++++ Task input
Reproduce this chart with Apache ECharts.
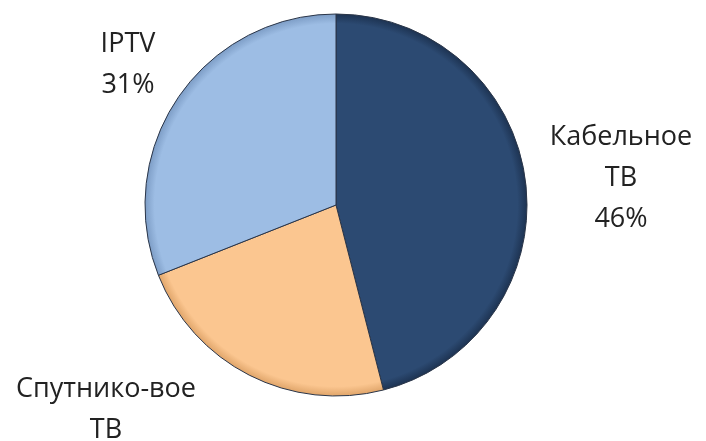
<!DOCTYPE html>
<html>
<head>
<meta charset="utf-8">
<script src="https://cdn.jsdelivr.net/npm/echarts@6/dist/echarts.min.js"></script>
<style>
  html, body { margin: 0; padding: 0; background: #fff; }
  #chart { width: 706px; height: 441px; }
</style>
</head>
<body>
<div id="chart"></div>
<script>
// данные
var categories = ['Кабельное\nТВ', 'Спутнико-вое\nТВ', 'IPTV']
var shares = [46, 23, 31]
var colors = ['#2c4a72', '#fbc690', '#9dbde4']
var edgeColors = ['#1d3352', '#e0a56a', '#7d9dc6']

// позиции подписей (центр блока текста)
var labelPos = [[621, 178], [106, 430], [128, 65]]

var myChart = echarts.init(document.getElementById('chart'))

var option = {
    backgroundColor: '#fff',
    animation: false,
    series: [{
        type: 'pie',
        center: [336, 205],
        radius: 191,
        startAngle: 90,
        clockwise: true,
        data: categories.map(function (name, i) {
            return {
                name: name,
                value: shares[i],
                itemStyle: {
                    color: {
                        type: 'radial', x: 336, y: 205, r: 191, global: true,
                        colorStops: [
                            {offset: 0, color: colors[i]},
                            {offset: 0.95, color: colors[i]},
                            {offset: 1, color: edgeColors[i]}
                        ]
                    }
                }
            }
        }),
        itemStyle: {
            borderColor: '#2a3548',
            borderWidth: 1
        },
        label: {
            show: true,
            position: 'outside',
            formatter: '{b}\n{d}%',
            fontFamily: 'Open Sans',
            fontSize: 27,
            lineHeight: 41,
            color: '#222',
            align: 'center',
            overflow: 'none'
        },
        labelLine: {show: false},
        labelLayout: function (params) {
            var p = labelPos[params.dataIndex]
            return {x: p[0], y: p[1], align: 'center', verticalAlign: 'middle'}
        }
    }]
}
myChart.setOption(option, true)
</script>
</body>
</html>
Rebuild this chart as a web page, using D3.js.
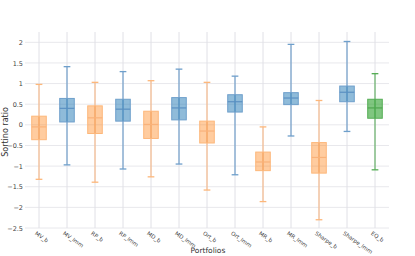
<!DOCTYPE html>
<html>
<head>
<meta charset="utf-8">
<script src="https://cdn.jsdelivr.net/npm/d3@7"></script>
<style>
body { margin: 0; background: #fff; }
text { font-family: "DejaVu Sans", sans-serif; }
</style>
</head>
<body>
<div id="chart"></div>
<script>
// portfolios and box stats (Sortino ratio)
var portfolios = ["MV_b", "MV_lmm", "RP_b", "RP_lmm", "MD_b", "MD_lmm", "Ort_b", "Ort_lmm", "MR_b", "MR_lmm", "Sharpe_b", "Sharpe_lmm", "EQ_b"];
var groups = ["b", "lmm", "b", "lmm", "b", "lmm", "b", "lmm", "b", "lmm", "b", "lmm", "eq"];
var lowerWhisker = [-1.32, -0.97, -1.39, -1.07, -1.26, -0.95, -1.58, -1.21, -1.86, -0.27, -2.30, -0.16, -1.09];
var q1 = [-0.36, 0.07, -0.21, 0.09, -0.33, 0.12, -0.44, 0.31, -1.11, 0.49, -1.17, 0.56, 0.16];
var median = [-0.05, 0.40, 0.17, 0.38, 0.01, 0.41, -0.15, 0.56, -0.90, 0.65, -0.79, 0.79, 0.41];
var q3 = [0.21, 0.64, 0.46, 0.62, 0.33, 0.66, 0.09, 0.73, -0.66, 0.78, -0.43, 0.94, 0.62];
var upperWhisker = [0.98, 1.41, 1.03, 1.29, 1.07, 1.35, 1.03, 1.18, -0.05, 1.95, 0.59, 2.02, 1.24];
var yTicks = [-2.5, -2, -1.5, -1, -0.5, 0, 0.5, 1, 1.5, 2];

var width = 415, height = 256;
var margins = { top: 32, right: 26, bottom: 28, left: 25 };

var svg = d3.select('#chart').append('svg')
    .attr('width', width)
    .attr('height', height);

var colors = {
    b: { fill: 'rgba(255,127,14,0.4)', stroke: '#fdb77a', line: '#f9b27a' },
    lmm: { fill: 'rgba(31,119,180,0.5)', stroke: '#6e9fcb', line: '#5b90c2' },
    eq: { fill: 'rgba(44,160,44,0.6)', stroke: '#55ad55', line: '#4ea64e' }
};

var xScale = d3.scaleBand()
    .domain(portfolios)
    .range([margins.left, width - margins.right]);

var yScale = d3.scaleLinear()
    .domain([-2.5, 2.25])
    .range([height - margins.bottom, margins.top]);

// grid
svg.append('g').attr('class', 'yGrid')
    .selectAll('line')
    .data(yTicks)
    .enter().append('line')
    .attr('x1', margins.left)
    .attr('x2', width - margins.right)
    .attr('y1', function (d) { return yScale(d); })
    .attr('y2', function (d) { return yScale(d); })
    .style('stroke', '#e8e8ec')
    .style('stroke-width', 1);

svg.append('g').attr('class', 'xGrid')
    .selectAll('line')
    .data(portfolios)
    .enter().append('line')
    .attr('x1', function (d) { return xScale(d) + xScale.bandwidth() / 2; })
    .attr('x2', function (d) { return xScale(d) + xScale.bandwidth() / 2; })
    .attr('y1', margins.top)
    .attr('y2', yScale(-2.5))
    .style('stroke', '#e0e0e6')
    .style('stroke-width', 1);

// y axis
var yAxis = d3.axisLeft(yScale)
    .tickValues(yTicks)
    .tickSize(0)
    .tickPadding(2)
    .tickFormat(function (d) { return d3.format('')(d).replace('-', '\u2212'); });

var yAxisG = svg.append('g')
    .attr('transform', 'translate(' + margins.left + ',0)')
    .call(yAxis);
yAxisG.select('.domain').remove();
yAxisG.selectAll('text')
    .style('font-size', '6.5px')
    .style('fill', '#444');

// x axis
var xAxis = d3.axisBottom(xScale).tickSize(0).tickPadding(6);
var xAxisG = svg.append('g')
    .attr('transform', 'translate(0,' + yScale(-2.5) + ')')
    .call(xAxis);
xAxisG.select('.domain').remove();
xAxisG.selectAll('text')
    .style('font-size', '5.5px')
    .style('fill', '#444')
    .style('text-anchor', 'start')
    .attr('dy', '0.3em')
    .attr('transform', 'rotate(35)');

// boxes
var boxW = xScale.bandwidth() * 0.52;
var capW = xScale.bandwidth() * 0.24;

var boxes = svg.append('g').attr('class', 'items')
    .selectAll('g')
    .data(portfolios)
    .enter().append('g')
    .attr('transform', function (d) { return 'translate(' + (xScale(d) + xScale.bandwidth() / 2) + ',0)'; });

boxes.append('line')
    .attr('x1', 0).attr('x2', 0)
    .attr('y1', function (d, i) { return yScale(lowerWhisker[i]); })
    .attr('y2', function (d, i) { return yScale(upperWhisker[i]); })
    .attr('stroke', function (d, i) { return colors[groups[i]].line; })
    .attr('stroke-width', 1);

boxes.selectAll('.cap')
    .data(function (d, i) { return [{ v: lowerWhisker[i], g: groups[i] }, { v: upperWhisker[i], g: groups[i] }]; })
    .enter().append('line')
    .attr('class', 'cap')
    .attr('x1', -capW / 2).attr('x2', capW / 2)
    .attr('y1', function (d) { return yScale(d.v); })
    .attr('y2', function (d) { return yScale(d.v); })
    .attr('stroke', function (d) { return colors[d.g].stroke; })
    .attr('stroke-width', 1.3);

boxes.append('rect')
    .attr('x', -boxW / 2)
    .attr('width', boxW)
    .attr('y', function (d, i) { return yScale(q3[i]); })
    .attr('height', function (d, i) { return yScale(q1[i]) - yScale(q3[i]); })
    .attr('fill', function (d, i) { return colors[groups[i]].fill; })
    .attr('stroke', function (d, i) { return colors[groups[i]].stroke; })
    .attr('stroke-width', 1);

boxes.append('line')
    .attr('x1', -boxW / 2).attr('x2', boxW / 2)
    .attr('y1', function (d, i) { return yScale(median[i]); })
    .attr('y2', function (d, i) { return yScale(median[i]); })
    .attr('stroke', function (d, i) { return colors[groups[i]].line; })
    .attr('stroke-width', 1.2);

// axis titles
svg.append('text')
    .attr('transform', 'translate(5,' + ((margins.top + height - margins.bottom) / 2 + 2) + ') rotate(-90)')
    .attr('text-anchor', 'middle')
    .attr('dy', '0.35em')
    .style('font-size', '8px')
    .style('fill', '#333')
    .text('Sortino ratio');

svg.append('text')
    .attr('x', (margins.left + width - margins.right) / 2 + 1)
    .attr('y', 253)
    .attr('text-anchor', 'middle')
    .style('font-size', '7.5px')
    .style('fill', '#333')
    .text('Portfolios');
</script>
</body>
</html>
++++++++
## Challenge
Repeat the lines above, starting at the first and stopping after the line that holds "var edgeColors = ['#1d3352', '#e0a56a', '#7d9dc6']", with the pictures left out.

## Worked answer
Reproduce this chart with Apache ECharts.
<!DOCTYPE html>
<html>
<head>
<meta charset="utf-8">
<script src="https://cdn.jsdelivr.net/npm/echarts@6/dist/echarts.min.js"></script>
<style>
  html, body { margin: 0; padding: 0; background: #fff; }
  #chart { width: 706px; height: 441px; }
</style>
</head>
<body>
<div id="chart"></div>
<script>
// данные
var categories = ['Кабельное\nТВ', 'Спутнико-вое\nТВ', 'IPTV']
var shares = [46, 23, 31]
var colors = ['#2c4a72', '#fbc690', '#9dbde4']
var edgeColors = ['#1d3352', '#e0a56a', '#7d9dc6']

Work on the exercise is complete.